After senior editor Carmen Kagal read his draft that had been rejected by several publishers, she advised, ‘There’s so much of you in it; why don’t you write it in first person?’ It clicked. The design (courtesy: Sudhakar Nadkarni) — with black and white photos, blueprints, maps and info-captions along the bottom of each page — makes for a refreshing departure from most academic, architectural tomes. Iyer wanted to use only black and white photos — “Most of my research was in black and white; so I preferred the continuity.”

Shaping a city
The chapter on Iyer’s growing up days in Hindu Colony, and its comparison with Parsi Colony nearby, will regale the cityphile. There are chapters on the Art Deco influence, on its two business districts, the Bombay Improvement Trust’s work, and community housing, with mentions of chawls, wadis and gaothans.

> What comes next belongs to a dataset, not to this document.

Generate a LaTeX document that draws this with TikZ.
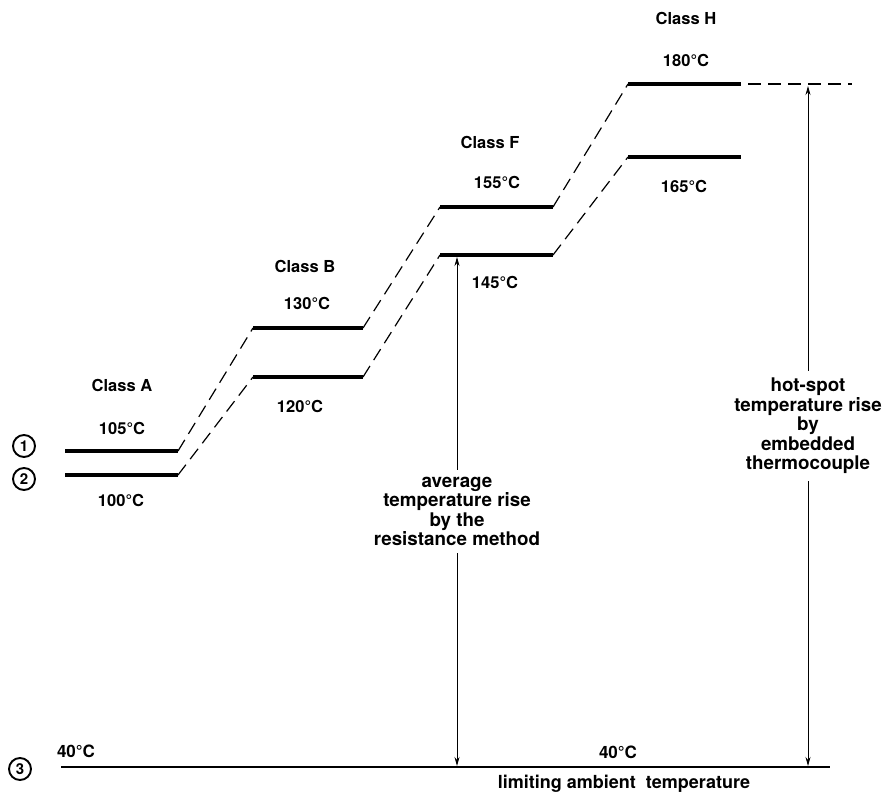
\documentclass[tikz,border=0pt]{standalone}
\usepackage{fontspec}
\setmainfont{TeX Gyre Heros}
\usepackage{tikz}
\usetikzlibrary{arrows.meta}

\begin{document}
\begin{tikzpicture}[x=1pt,y=-1pt,
  lvl/.style={line width=3.6pt},
  link/.style={line width=1.2pt,dash pattern=on 13pt off 7pt},
  base/.style={line width=2.2pt},
  rise/.style={{Stealth[length=9pt,width=5pt]}-{Stealth[length=9pt,width=5pt]},line width=0.8pt},
  lab/.style={font=\bfseries\fontsize{16.5}{20}\selectfont,inner sep=1pt},
  note/.style={font=\bfseries\fontsize{18.8}{19.5}\selectfont,align=center,fill=white,inner sep=7pt},
  num/.style={circle,draw,line width=1.9pt,minimum size=22pt,inner sep=0pt,font=\bfseries\fontsize{15}{15}\selectfont}]
  \useasboundingbox (0,0) rectangle (883,792);
  \foreach \n/\xa/\xb/\yu/\yl in {A/65/178/451/475,B/253/363/328/377,F/440/553/207/255,H/628/741/84/157}{
    \coordinate (\n u1) at (\xa,\yu);
    \coordinate (\n u2) at (\xb,\yu);
    \coordinate (\n l1) at (\xa,\yl);
    \coordinate (\n l2) at (\xb,\yl);
    \draw[lvl] (\n u1) -- (\n u2);
    \draw[lvl] (\n l1) -- (\n l2);
  }
  \foreach \p/\q in {A/B,B/F,F/H}{
    \draw[link] (\p u2) -- (\q u1);
    \draw[link] (\p l2) -- (\q l1);
  }
  \coordinate (Hend) at (852,84);
  \draw[link] ([xshift=7pt]Hu2) -- (Hend);
  \node[lab] (clA) at (122,385) {Class A};
  \node[lab] (tA1) at (122,428) {105°C};
  \node[lab] (tA2) at (121,500) {100°C};
  \node[lab] (clB) at (305,266) {Class B};
  \node[lab] (tB1) at (307,303) {130°C};
  \node[lab] (tB2) at (300,406) {120°C};
  \node[lab] (clF) at (490,142) {Class F};
  \node[lab] (tF1) at (497,182) {155°C};
  \node[lab] (tF2) at (495,282) {145°C};
  \node[lab] (clH) at (686,18) {Class H};
  \node[lab] (tH1) at (686,60) {180°C};
  \node[lab] (tH2) at (684,186) {165°C};
  \node[num] (n1) at (24,446) {1};
  \node[num] (n2) at (24,479) {2};
  \node[num] (n3) at (20,769) {3};
  \coordinate (b0) at (61,767);
  \coordinate (b1) at (830,767);
  \draw[base] (b0) -- (b1);
  \node[lab,font=\bfseries\fontsize{17}{17}\selectfont] (amb1) at (76,751) {40°C};
  \node[lab,font=\bfseries\fontsize{17}{17}\selectfont] (amb2) at (618,752) {40°C};
  \node[lab,font=\bfseries\fontsize{18}{18}\selectfont] (lim) at (624,784) {limiting ambient\ \ temperature};
  \coordinate (avgtop) at (457,257);
  \coordinate (avgbot) at (457,766);
  \coordinate (hottop) at (808,86);
  \coordinate (hotbot) at (808,766);
  \draw[rise] (avgtop) -- node[note] (avg) {average\\temperature rise\\by the\\resistance method} (avgbot);
  \draw[rise] (hottop) -- node[note] (hot) {hot-spot\\temperature rise\\by\\embedded\\thermocouple} (hotbot);
\end{tikzpicture}
\end{document}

Architect Claude Batley’s name cropped up often. “Unlike FW Stevens or George Wittet, who created monumental buildings that were conservative in design, Batley’s strength was his use of domestic architecture and fabric. This professor from Sir JJ School of Art felt that a transit from past to present had to be gradual. He had an active interest in Bombay’s growth. “Batley was critical of the controversial Backbay Reclamation project, and felt the promenade was the only worthwhile part,” he adds, giving us insight into his works that spanned residential projects like Gold Croft building on Warden Road, and Cusrow Baug as well Bombay Central railway station. GB Mhatre draws praise too. This professor from Sir JJ School was gifted but inarticulate and hence known only within the community. “He was innovative in his residential designs,” Iyer shares.

Myth and reality
Fast forward to 1964. We ask about the one factor that changed the city’s building landscape forever. “Bombay never had a master plan so FSI (Floor Space Index) was a good model of development for its time,” explains Iyer, “The same model might have improved things today had it been adopted with a continuity. Now, it’s just a trade-able commodity that has resulted in a huge difference in living conditions of the rich and the poor,” he laments.

“It’s a myth that scarcity of land has created the need for high rises, thereby inflating costs. Besides, low rises are safer as there is less chance of fires; lifts and costs of special facilities are negated,” he vouches. Iyer also cites the concerns around redevelopment: “We must learn from our mistakes. Having a fixed view that a 100-storey building will solve problems is a myth just as it is pointless to stick to ideas from the past.”

It’s time to leave. His parting words hold promise — “The opening up of the eastern front offers a golden opportunity to ease our city’s woes. But it needs to be integrated. Bombay can reinvent itself better than any other Indian city.” Touche.

Note: The term Bombay has been used to follow historic continuity of the subject.